## Material provided
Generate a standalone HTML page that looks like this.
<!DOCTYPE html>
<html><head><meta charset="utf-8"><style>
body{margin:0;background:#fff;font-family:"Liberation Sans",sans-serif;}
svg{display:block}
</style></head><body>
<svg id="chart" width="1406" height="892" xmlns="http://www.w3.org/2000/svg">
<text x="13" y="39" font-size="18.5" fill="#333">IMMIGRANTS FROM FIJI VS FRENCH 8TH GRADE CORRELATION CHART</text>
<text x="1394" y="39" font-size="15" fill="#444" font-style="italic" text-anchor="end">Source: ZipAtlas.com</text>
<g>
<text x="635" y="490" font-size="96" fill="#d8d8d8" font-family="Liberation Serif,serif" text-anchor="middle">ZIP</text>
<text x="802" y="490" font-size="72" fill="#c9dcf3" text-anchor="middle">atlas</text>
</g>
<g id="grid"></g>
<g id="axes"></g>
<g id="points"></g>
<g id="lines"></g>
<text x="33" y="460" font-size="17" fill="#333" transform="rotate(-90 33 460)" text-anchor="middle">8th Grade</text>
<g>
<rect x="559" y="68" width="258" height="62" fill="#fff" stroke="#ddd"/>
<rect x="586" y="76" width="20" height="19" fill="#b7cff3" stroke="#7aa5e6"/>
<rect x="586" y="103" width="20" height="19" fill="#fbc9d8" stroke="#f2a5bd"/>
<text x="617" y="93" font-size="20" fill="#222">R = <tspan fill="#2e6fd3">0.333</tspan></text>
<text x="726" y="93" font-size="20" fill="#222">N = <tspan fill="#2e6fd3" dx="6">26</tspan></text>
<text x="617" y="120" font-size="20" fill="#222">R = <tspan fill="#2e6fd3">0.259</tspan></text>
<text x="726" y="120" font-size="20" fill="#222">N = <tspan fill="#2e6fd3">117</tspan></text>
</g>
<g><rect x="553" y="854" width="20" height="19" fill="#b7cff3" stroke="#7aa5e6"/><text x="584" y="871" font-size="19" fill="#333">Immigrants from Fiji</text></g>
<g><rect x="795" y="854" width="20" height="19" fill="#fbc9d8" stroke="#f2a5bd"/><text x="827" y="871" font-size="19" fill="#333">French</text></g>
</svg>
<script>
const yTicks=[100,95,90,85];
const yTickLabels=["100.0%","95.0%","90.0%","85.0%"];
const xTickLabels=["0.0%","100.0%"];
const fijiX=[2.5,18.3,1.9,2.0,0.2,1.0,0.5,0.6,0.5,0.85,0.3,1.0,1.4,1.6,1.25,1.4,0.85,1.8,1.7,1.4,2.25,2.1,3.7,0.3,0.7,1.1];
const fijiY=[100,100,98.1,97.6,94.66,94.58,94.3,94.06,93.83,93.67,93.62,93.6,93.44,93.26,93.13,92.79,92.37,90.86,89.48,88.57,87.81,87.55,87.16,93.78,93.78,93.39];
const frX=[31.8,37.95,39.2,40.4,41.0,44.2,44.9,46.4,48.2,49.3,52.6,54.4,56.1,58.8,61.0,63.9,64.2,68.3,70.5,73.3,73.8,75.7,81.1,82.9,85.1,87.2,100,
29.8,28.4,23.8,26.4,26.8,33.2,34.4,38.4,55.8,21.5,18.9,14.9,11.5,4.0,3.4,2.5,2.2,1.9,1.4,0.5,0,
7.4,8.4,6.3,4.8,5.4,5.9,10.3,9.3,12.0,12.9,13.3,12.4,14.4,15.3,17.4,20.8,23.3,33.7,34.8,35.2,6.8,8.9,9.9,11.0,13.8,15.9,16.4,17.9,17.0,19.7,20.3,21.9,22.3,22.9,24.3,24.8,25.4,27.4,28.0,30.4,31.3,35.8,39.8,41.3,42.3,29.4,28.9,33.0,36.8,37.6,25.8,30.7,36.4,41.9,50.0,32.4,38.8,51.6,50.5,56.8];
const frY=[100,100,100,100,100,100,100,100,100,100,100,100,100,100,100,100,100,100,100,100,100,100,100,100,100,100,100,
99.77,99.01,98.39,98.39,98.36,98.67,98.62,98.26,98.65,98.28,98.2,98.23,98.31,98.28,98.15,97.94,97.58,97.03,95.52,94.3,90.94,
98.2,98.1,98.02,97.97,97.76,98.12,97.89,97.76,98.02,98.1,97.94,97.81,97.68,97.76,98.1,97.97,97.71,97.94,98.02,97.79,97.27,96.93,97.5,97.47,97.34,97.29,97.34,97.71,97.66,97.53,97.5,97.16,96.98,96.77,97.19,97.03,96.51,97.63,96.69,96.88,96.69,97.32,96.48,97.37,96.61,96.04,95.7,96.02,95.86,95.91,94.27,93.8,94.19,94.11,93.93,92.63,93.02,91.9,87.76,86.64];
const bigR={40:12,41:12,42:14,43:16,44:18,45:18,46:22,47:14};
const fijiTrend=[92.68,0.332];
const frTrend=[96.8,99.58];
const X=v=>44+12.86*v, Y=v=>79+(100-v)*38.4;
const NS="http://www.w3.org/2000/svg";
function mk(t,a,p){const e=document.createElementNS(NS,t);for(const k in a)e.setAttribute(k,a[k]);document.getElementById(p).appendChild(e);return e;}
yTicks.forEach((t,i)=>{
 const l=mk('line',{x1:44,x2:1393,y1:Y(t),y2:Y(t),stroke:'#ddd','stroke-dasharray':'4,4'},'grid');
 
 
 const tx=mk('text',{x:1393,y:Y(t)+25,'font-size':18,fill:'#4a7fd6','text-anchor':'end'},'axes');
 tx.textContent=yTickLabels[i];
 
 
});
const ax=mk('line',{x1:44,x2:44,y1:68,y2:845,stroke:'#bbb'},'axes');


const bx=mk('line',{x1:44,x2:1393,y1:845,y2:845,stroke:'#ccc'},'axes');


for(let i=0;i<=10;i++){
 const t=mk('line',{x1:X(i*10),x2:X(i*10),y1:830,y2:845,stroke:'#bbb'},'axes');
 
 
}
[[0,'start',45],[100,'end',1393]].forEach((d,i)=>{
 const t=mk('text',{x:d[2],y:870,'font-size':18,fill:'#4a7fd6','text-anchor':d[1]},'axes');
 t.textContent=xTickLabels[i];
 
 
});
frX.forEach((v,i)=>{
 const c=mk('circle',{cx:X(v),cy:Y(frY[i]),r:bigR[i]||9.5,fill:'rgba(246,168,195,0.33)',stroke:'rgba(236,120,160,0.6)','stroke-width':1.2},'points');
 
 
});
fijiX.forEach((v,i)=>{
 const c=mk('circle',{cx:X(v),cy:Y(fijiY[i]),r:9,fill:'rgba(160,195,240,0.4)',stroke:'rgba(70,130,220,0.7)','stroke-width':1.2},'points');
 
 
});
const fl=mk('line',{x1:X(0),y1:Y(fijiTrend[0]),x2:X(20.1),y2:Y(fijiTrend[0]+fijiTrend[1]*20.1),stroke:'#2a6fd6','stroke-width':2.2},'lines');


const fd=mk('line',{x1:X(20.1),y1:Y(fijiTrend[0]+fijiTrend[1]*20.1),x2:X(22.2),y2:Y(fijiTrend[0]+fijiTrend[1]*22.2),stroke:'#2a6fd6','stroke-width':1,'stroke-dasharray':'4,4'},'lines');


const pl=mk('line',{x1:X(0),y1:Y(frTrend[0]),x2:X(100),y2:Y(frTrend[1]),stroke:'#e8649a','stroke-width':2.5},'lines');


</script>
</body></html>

## Request
Return every line of the material exactly.

## Worked answer
Generate a standalone HTML page that looks like this.
<!DOCTYPE html>
<html><head><meta charset="utf-8"><style>
body{margin:0;background:#fff;font-family:"Liberation Sans",sans-serif;}
svg{display:block}
</style></head><body>
<svg id="chart" width="1406" height="892" xmlns="http://www.w3.org/2000/svg">
<text x="13" y="39" font-size="18.5" fill="#333">IMMIGRANTS FROM FIJI VS FRENCH 8TH GRADE CORRELATION CHART</text>
<text x="1394" y="39" font-size="15" fill="#444" font-style="italic" text-anchor="end">Source: ZipAtlas.com</text>
<g>
<text x="635" y="490" font-size="96" fill="#d8d8d8" font-family="Liberation Serif,serif" text-anchor="middle">ZIP</text>
<text x="802" y="490" font-size="72" fill="#c9dcf3" text-anchor="middle">atlas</text>
</g>
<g id="grid"></g>
<g id="axes"></g>
<g id="points"></g>
<g id="lines"></g>
<text x="33" y="460" font-size="17" fill="#333" transform="rotate(-90 33 460)" text-anchor="middle">8th Grade</text>
<g>
<rect x="559" y="68" width="258" height="62" fill="#fff" stroke="#ddd"/>
<rect x="586" y="76" width="20" height="19" fill="#b7cff3" stroke="#7aa5e6"/>
<rect x="586" y="103" width="20" height="19" fill="#fbc9d8" stroke="#f2a5bd"/>
<text x="617" y="93" font-size="20" fill="#222">R = <tspan fill="#2e6fd3">0.333</tspan></text>
<text x="726" y="93" font-size="20" fill="#222">N = <tspan fill="#2e6fd3" dx="6">26</tspan></text>
<text x="617" y="120" font-size="20" fill="#222">R = <tspan fill="#2e6fd3">0.259</tspan></text>
<text x="726" y="120" font-size="20" fill="#222">N = <tspan fill="#2e6fd3">117</tspan></text>
</g>
<g><rect x="553" y="854" width="20" height="19" fill="#b7cff3" stroke="#7aa5e6"/><text x="584" y="871" font-size="19" fill="#333">Immigrants from Fiji</text></g>
<g><rect x="795" y="854" width="20" height="19" fill="#fbc9d8" stroke="#f2a5bd"/><text x="827" y="871" font-size="19" fill="#333">French</text></g>
</svg>
<script>
const yTicks=[100,95,90,85];
const yTickLabels=["100.0%","95.0%","90.0%","85.0%"];
const xTickLabels=["0.0%","100.0%"];
const fijiX=[2.5,18.3,1.9,2.0,0.2,1.0,0.5,0.6,0.5,0.85,0.3,1.0,1.4,1.6,1.25,1.4,0.85,1.8,1.7,1.4,2.25,2.1,3.7,0.3,0.7,1.1];
const fijiY=[100,100,98.1,97.6,94.66,94.58,94.3,94.06,93.83,93.67,93.62,93.6,93.44,93.26,93.13,92.79,92.37,90.86,89.48,88.57,87.81,87.55,87.16,93.78,93.78,93.39];
const frX=[31.8,37.95,39.2,40.4,41.0,44.2,44.9,46.4,48.2,49.3,52.6,54.4,56.1,58.8,61.0,63.9,64.2,68.3,70.5,73.3,73.8,75.7,81.1,82.9,85.1,87.2,100,
29.8,28.4,23.8,26.4,26.8,33.2,34.4,38.4,55.8,21.5,18.9,14.9,11.5,4.0,3.4,2.5,2.2,1.9,1.4,0.5,0,
7.4,8.4,6.3,4.8,5.4,5.9,10.3,9.3,12.0,12.9,13.3,12.4,14.4,15.3,17.4,20.8,23.3,33.7,34.8,35.2,6.8,8.9,9.9,11.0,13.8,15.9,16.4,17.9,17.0,19.7,20.3,21.9,22.3,22.9,24.3,24.8,25.4,27.4,28.0,30.4,31.3,35.8,39.8,41.3,42.3,29.4,28.9,33.0,36.8,37.6,25.8,30.7,36.4,41.9,50.0,32.4,38.8,51.6,50.5,56.8];
const frY=[100,100,100,100,100,100,100,100,100,100,100,100,100,100,100,100,100,100,100,100,100,100,100,100,100,100,100,
99.77,99.01,98.39,98.39,98.36,98.67,98.62,98.26,98.65,98.28,98.2,98.23,98.31,98.28,98.15,97.94,97.58,97.03,95.52,94.3,90.94,
98.2,98.1,98.02,97.97,97.76,98.12,97.89,97.76,98.02,98.1,97.94,97.81,97.68,97.76,98.1,97.97,97.71,97.94,98.02,97.79,97.27,96.93,97.5,97.47,97.34,97.29,97.34,97.71,97.66,97.53,97.5,97.16,96.98,96.77,97.19,97.03,96.51,97.63,96.69,96.88,96.69,97.32,96.48,97.37,96.61,96.04,95.7,96.02,95.86,95.91,94.27,93.8,94.19,94.11,93.93,92.63,93.02,91.9,87.76,86.64];
const bigR={40:12,41:12,42:14,43:16,44:18,45:18,46:22,47:14};
const fijiTrend=[92.68,0.332];
const frTrend=[96.8,99.58];
const X=v=>44+12.86*v, Y=v=>79+(100-v)*38.4;
const NS="http://www.w3.org/2000/svg";
function mk(t,a,p){const e=document.createElementNS(NS,t);for(const k in a)e.setAttribute(k,a[k]);document.getElementById(p).appendChild(e);return e;}
yTicks.forEach((t,i)=>{
 const l=mk('line',{x1:44,x2:1393,y1:Y(t),y2:Y(t),stroke:'#ddd','stroke-dasharray':'4,4'},'grid');
 
 
 const tx=mk('text',{x:1393,y:Y(t)+25,'font-size':18,fill:'#4a7fd6','text-anchor':'end'},'axes');
 tx.textContent=yTickLabels[i];
 
 
});
const ax=mk('line',{x1:44,x2:44,y1:68,y2:845,stroke:'#bbb'},'axes');


const bx=mk('line',{x1:44,x2:1393,y1:845,y2:845,stroke:'#ccc'},'axes');


for(let i=0;i<=10;i++){
 const t=mk('line',{x1:X(i*10),x2:X(i*10),y1:830,y2:845,stroke:'#bbb'},'axes');
 
 
}
[[0,'start',45],[100,'end',1393]].forEach((d,i)=>{
 const t=mk('text',{x:d[2],y:870,'font-size':18,fill:'#4a7fd6','text-anchor':d[1]},'axes');
 t.textContent=xTickLabels[i];
 
 
});
frX.forEach((v,i)=>{
 const c=mk('circle',{cx:X(v),cy:Y(frY[i]),r:bigR[i]||9.5,fill:'rgba(246,168,195,0.33)',stroke:'rgba(236,120,160,0.6)','stroke-width':1.2},'points');
 
 
});
fijiX.forEach((v,i)=>{
 const c=mk('circle',{cx:X(v),cy:Y(fijiY[i]),r:9,fill:'rgba(160,195,240,0.4)',stroke:'rgba(70,130,220,0.7)','stroke-width':1.2},'points');
 
 
});
const fl=mk('line',{x1:X(0),y1:Y(fijiTrend[0]),x2:X(20.1),y2:Y(fijiTrend[0]+fijiTrend[1]*20.1),stroke:'#2a6fd6','stroke-width':2.2},'lines');


const fd=mk('line',{x1:X(20.1),y1:Y(fijiTrend[0]+fijiTrend[1]*20.1),x2:X(22.2),y2:Y(fijiTrend[0]+fijiTrend[1]*22.2),stroke:'#2a6fd6','stroke-width':1,'stroke-dasharray':'4,4'},'lines');


const pl=mk('line',{x1:X(0),y1:Y(frTrend[0]),x2:X(100),y2:Y(frTrend[1]),stroke:'#e8649a','stroke-width':2.5},'lines');


</script>
</body></html>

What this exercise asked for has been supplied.